WHAT TO WORK ON
The required output is the block of lines from the line with "Rebuild this chart as a web page, using Apache" to the line with "const xAxisName = 'Financial Year';", endpoints included and pictures omitted.

RECORDS FOR THIS TASK
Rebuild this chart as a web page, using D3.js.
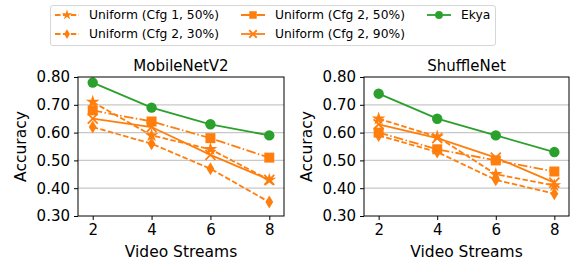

--

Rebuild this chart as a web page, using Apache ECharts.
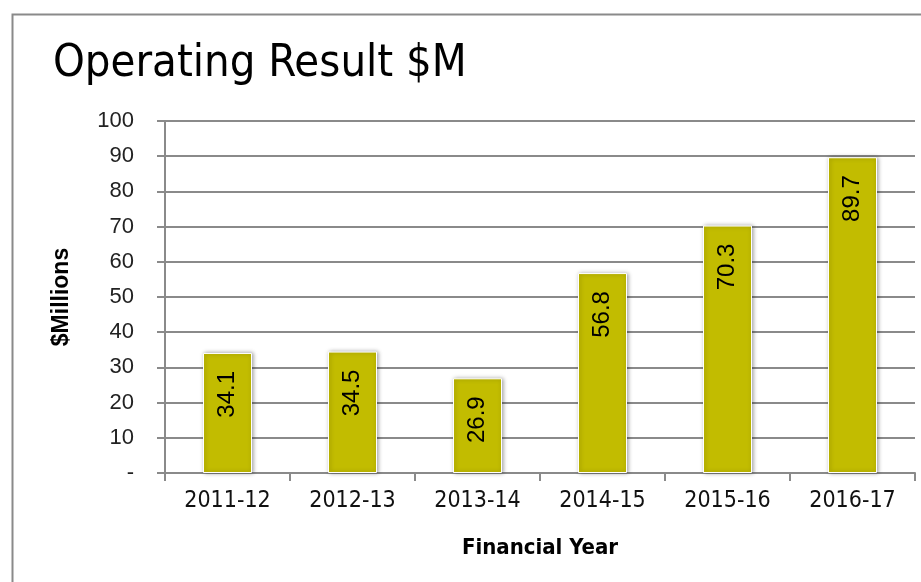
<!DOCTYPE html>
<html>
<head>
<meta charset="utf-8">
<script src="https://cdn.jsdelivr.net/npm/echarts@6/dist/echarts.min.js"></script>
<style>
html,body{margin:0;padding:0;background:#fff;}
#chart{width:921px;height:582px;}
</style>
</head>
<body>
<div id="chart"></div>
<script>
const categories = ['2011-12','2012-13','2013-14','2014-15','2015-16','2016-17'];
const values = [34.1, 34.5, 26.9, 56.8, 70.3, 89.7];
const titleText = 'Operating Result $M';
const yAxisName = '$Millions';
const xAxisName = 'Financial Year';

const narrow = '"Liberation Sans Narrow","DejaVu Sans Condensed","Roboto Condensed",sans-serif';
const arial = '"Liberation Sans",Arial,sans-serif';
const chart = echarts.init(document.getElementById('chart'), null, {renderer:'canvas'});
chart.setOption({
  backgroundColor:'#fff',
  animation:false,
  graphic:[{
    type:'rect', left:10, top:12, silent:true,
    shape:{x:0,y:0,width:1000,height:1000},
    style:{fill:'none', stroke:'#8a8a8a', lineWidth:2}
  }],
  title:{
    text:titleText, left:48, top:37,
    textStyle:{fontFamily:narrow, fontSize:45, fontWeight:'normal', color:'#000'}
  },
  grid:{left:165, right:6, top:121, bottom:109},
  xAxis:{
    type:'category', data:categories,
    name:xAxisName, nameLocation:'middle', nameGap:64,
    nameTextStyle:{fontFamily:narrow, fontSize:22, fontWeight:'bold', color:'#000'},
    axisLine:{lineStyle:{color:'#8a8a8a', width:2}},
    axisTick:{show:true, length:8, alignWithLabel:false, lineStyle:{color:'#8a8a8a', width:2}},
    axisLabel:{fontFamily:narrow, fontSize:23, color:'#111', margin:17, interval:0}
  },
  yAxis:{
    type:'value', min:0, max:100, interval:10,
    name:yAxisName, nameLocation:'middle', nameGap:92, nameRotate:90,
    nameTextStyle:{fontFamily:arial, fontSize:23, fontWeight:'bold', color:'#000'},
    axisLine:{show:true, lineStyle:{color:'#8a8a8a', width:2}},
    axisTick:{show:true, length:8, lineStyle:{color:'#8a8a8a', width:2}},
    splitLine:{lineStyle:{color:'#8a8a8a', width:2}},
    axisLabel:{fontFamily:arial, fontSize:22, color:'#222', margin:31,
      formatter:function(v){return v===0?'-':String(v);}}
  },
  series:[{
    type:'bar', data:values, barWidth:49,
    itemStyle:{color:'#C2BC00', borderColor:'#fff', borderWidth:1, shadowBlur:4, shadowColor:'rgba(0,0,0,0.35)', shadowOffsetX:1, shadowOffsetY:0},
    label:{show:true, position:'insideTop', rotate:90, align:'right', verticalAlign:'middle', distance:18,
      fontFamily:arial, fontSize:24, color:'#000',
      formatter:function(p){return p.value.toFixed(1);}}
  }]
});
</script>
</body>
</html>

RESULT
Rebuild this chart as a web page, using Apache ECharts.
<!DOCTYPE html>
<html>
<head>
<meta charset="utf-8">
<script src="https://cdn.jsdelivr.net/npm/echarts@6/dist/echarts.min.js"></script>
<style>
html,body{margin:0;padding:0;background:#fff;}
#chart{width:921px;height:582px;}
</style>
</head>
<body>
<div id="chart"></div>
<script>
const categories = ['2011-12','2012-13','2013-14','2014-15','2015-16','2016-17'];
const values = [34.1, 34.5, 26.9, 56.8, 70.3, 89.7];
const titleText = 'Operating Result $M';
const yAxisName = '$Millions';
const xAxisName = 'Financial Year';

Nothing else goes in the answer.